Le président polonais Lech Kaczynski ne ratifiera le traité européen de Lisbonne que si l'Irlande l'approuve dans un nouveau référendum, a-t-il déclaré mercredi dans un entretien exclusif avec l'AFP.

«Si l'Irlande prend une autre décision, non pas sous pression, mais sans changer sa constitution, de la même manière que celle qui a été prise, la Pologne ne posera pas d'obstacle», a déclaré le président conservateur.

«Moi-même, je ne poserai pas d'obstacle puisque le Parlement polonais a déjà approuvé le traité», a-t-il ajouté.

Lech Kaczynski avait porté mardi un nouveau coup au traité de Lisbonne, censé améliorer le fonctionnement de l'UE, en affirmant qu'il se refuserait à le ratifier «pour le moment».

Le traité est menacé depuis qu'une majorité d'électeurs irlandais a rejeté le traité dans un référendum le 12 juin. L'Irlande était obligée par sa constitution de soumettre le texte au vote populaire.

La stratégie des principaux pays de l'UE comme la France et l'Allemagne est au contraire d'achever la ratification du traité chez les 26 partenaires de l'Irlande afin de la mettre devant ses responsabilités.

«Faire pression aboutit parfois à un effet contraire à celui qui était escompté», a prévenu le président polonais. «Ma motivation, c'est de ne pas violer le principe de l'unanimité», a-t-il expliqué. «Si maintenant un pays se trouve sous la contrainte, ce principe n'existe plus.»

«Si ce principe de l'unanimité est traité avec sérieux, en ce moment, et je voudrais le souligner, en ce moment même, la ratification est sans objet puisqu'elle n'aura pas pour effet l'entrée en vigueur du traité», a-t-il argumenté.

«Ma signature n'aboutira pas à l'entrée en vigueur du traité», s'est-il défendu face aux critiques qui l'accusent de vouloir aggraver la crise née du Non irlandais.

«Je n'avais pas l'intention de freiner le processus de ratification.
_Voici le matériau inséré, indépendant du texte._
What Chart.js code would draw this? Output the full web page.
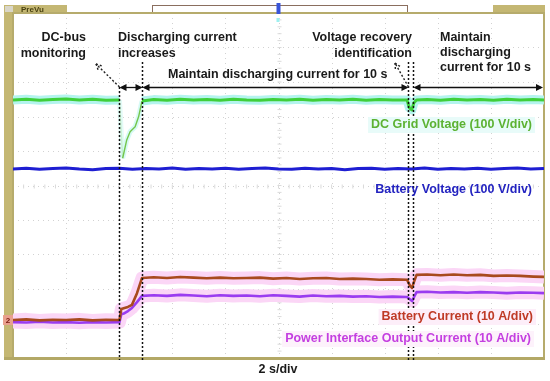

C'est le résultat du référendum irlandais. L'Irlande est un pays indépendant, pas grand mais indépendant, et son peuple a parfaitement le droit de prendre la décision qu'il a prise. Il a aussi le droit de la changer», a-t-il ajouté.

Le président polonais a cependant fait état d'une autre condition interne à la Pologne pour ratifier le traité : le vote par le parlement d'une loi donnant un droit de regard accru du président sur les affaires de l'UE. Le gouvernement libéral et pro-européen du Premier ministre Donald Tusk est très réservé sur ce projet.

«Je pourrai signer le traité quand nous aurons une législation appropriée. Cette législation aurait été aussi une condition interne pour ratifier le traité, même si le référendum avait eu un autre résultat», a déclaré le président.

Lech Kaczynski n'a pas directement commenté les propos du président français Nicolas Sarkozy qui a déclaré mardi qu'il ne pouvait pas imaginer que son homologue polonais «puisse remettre en cause sa propre signature», après avoir signé le texte du traité à Bruxelles puis de manière officielle à Lisbonne.

«Mes rapports avec le président Sarkozy sont très bons. Ses opinions me tiennent à coeur», a-t-il dit. Il a laissé entendre que les deux présidents pourraient se rencontrer à Paris le 13 juillet en marge du sommet de lancement de l'Union pour la Méditerranée. «Nous allons mettre au clair certaines choses», a-t-il dit.

Le président polonais a affirmé qu'il n'avait pas peur des pressions des autres pays de l'UE. «Même si je heurte de front les autres pays de l'UE, il faut répondre à la question de savoir, que doit être l'UE dans l'avenir ? Une Union dominée par les plus grands où les moins grands ne jouent qu'un rôle complémentaire ou bien une Union démocratique de 27 pays et davantage dans l'avenir», a-t-il dit.

Il s'est défendu de préférer le traité de Nice, actuellement en vigueur et largement critiqué pour être mal adapté à une Europe élargie. «J'aime bien le traité de Nice mais je me rends compte que son maintien était irréaliste», a-t-il dit. «La volonté en Europe de le changer était si puissante que lutter contre, ce serait lutter contre un océan».